If we have neglected this passage, it is prudent to ask ourselves why, especially if we humbly find the answer located in some degree of personal discomfort with this story's explicit Jewishness. The faith of Jesus is intrinsically bound up with the Hebrew rituals of circumcision and purification, of sacrificed pigeons, of temple priests and a long-awaited promised salvation. Too often we move from the Christmas stable-scene to contemporary Christianity. Luke will not allow us to forget that the path of universal salvation passes through the hallowed chambers of the Jerusalem temple.

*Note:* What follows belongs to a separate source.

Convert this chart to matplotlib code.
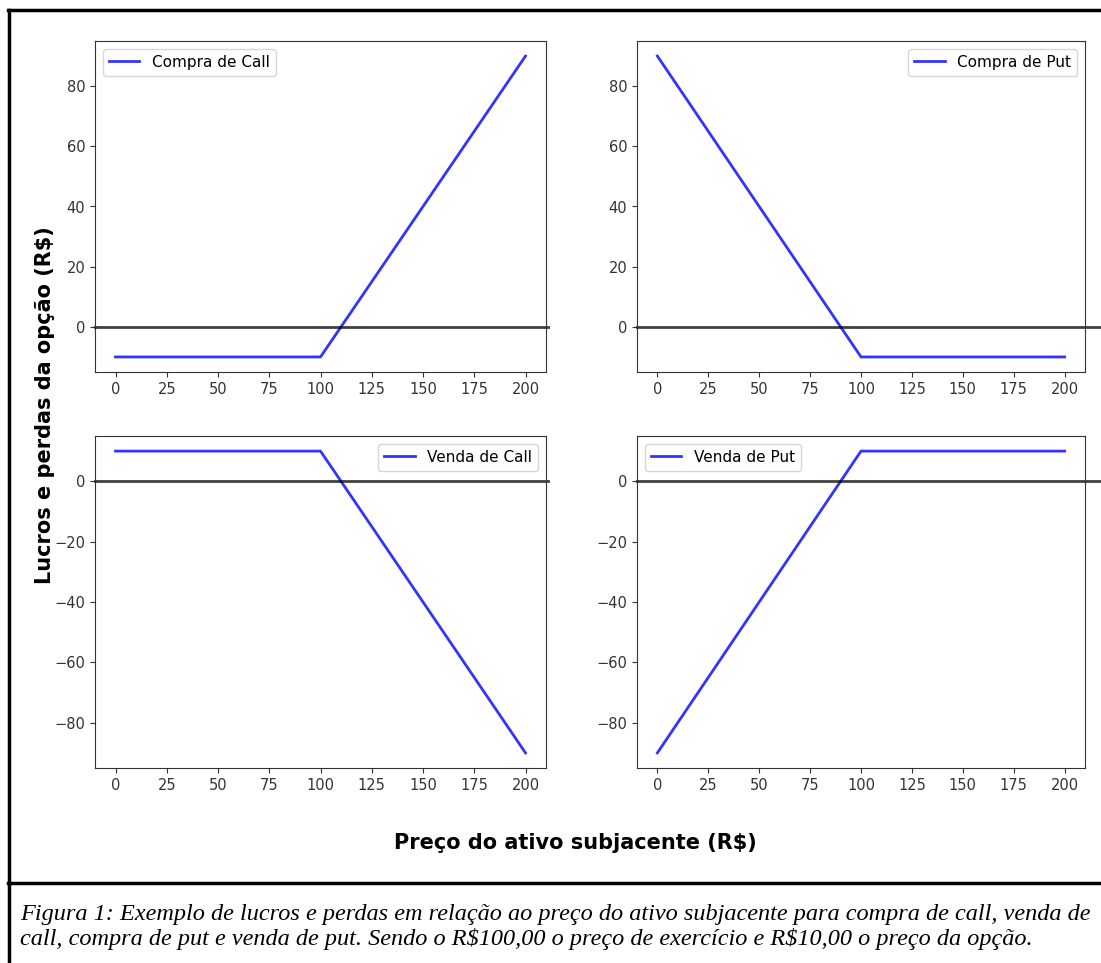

We do not meet many old people in the New Testament. The Old Testament had its fair share of ancient patriarchs and matriarchs, from Adam to Methusaleh, wrinkled Sarah giving birth and laughing, old King David trying to stay warm beside Abishag. Apart from the occasional elderly character in the parables of Jesus, the only older people in the New Testament we get to know reasonably well are introduced in the first two chapters of Luke: Zechariah, Elizabeth, Simeon and Anna. The latter pair are especially ancient, with Simeon unable to die until his eyes see the consolation of Israel and Anna clinging to life while approaching the century mark.

It was primarily for the elderly that the fifth commandment was given. At its heart, the command to honor our father and mother is a prohibition against driving away or abandoning those who are too old to work or considered by some to be economically worthless. To show honor to them is to prize them highly, respecting their years of experience and gathered wisdom. Given that the biblical world was a predominantly oral culture, elders were to be respected as keepers of the religious traditions and heritage of the greater society. Also, through their devoutness, the characters of Simeon and Anna demonstrate their value in the eyes of God, regardless of what the culture around them might profess.

This passage is steeped in messianic language and expectations. The original term "Mashiah" simply means "anointed one" and was primarily used in reference to the priests or prophets dedicated to the Lord's service. With the establishment of the monarchy, the term was also applied to the king. As the historical drama of the chosen people took them through times of captivity, destruction, and exile, the idea of a Messiah expanded from references to present troubles to promises for the future. A time of great redemption would come, in which God would miraculously intervene in the affairs of the nations, bringing about the restoration of Jerusalem, the conversion of the Gentiles, and the resurrection of the dead. This period would be both one of redemption and of judgment, hence the contrasting message given by Simeon.

Dr. Raphael Patai has pointed out that the Talmudic term describing the events which precede the coming of the Redeemer is iqvot haMashiah, or literally, "the footprints of the Messiah." This is significant because the coming of the Messiah is the only event in history which, although to the Jewish people it has not yet come to pass, has left its footprints in advance in the souls of a chosen people, who are thereby shaped and sustained by it. Recognizing this dynamic in the Jewish people in general, and Simeon in particular, is necessary in order to appreciate the analogous "Messianic footprints" that proceed through our Christian understanding of history past and history yet-to-come. What we anticipate for the future is based on what we remember from the past; what we hope will be revealed in God's Kingdom is based on what we have been told about God and God's divine rule by those who have gone before us. The incarnation can be seen as the "footprints" leading to the ultimate redemption of all life, sustaining and shaping us now as it guides us onward.

There is much in this story that can be isolated, examined and explored in a sermon: what it means to be inspired by the Holy Spirit; the cycle of life and death, as an old man welcomes his passing while holding aloft an infant representing the coming age; the theme of universal salvation, or at least of God's plan which is prepared for all people; the sword which is able to pierce souls and hearts; the vocal quality of piety, seen in the spoken prophesies of Simeon and the thankful praises of Anna. But once the allotted sermon time has been reached, may we have the wisdom to wrap up our messages as neatly as Luke concludes this story. May we also be able to acknowledge for ourselves and our congregations how the favor of God is upon us as well.

Randall K. Bush


Raphael Patai, The Messiah Texts, p. xv.